Marisa Katz, a staff attorney with the Public Health Law Center in St. Paul, Minn., said it would take more than lawsuits for raising awareness about the risks of youths and e-cigarettes and limiting their access to vaping products.
“It’s not just using what’s recovered in litigation to help you with the money you spent dealing with problem,” Katz said. “We need regulatory authority, we need the FDA to be more proactive to ban and online sales of e-cigarettes so that minors can’t access them. We need local governments to strengthen their retail ordinances.”
Youth vaping
According to the CDC, e-cigarettes have been the most commonly used t0bacco product among youths since 2014. Its findings align with the 2018 Washington State Healthy Youth Survey, which found that cigarette smoking had declined among eighth-, 10th- and 12th-graders between 2016 and 2018, while vaping had dramatically increased.
Vaping use among youths in Clallam and Jefferson county is higher than that reported in state and national survey data according to the CDC and the Washington State Healthy Youth Survey.
In 2021, 9.2 percent of Clallam County eighth-graders reported vaping, compared to 4.8 percent across the state and the 2022 national percent for middle schoolers was 3.3.

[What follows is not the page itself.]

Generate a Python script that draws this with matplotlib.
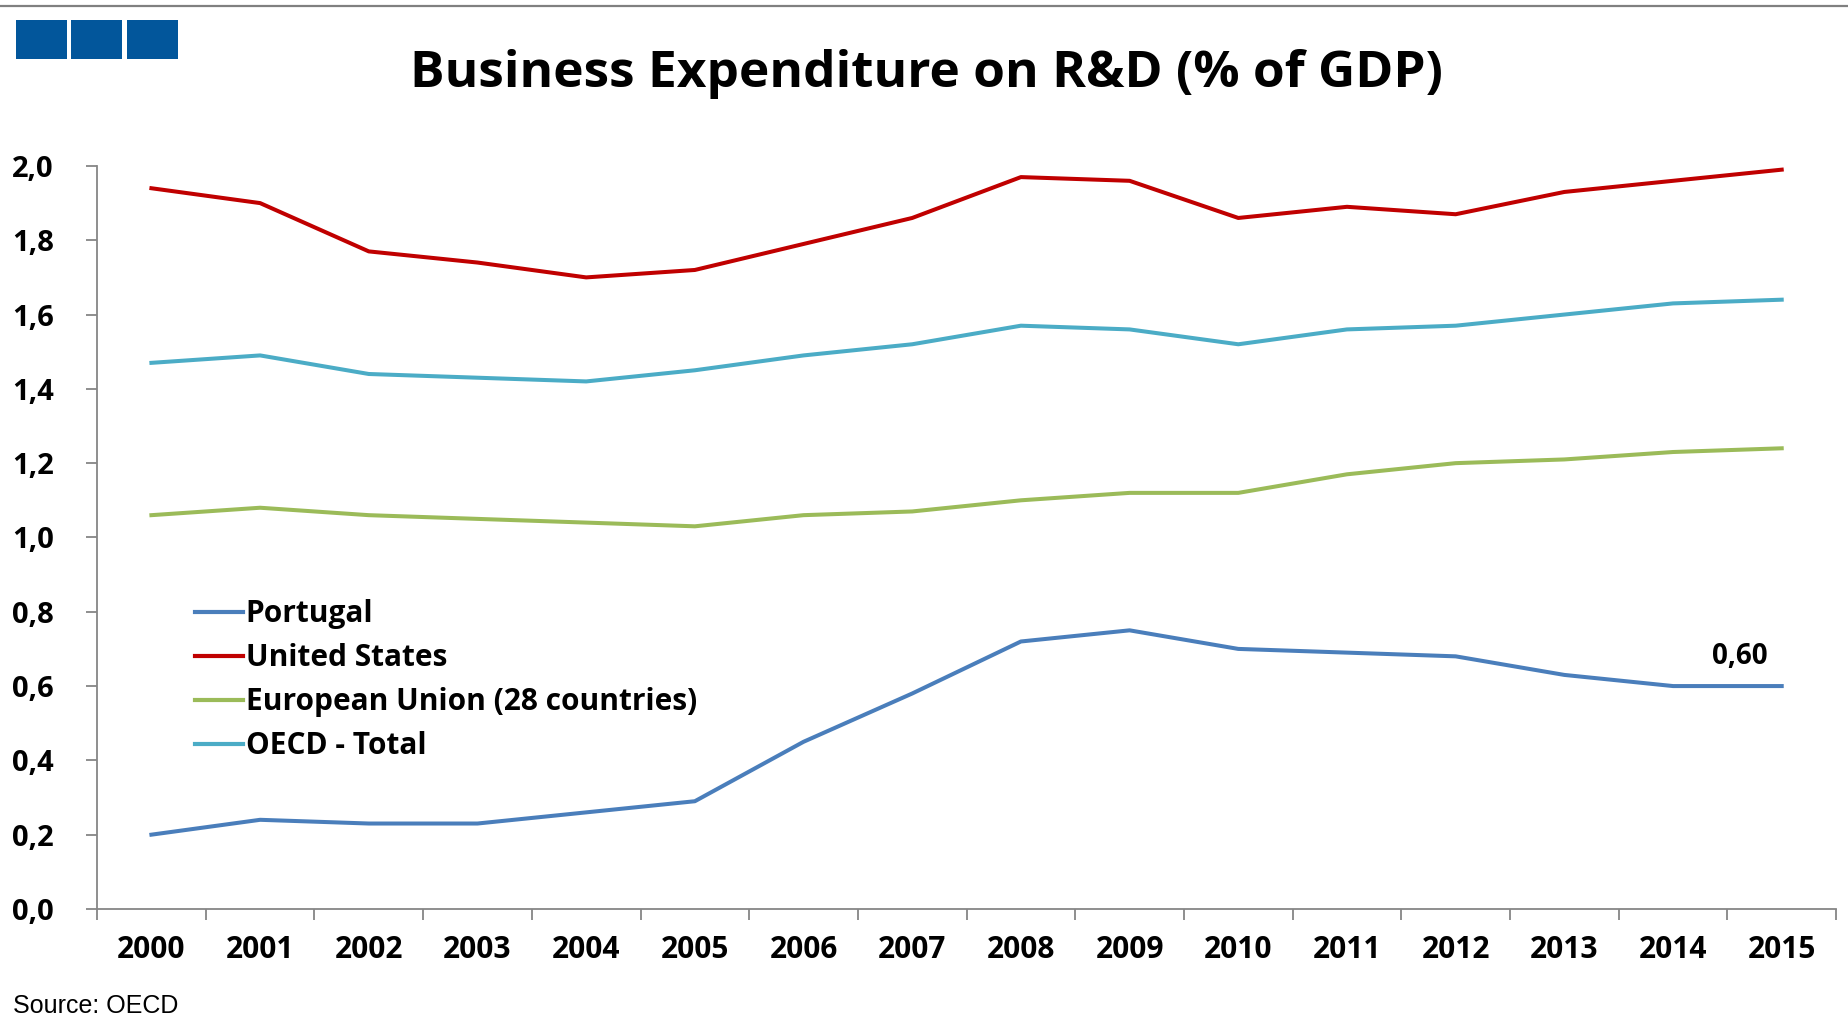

Among Clallam County 12th-graders, 21.9 percent reported vaping, which was higher than both the state percentage of 15.1 and the 2022 national percentage for high school students was 14.1.
In Jefferson County, 8.9 percent of eighth-graders and 21.3 percent of 12th-graders reported vaping.
In Washington state, the sale of e-cigarettes to a person under the age of 21 and the purchase or possession of e-cigarettes by anyone under 18 years of age is prohibited.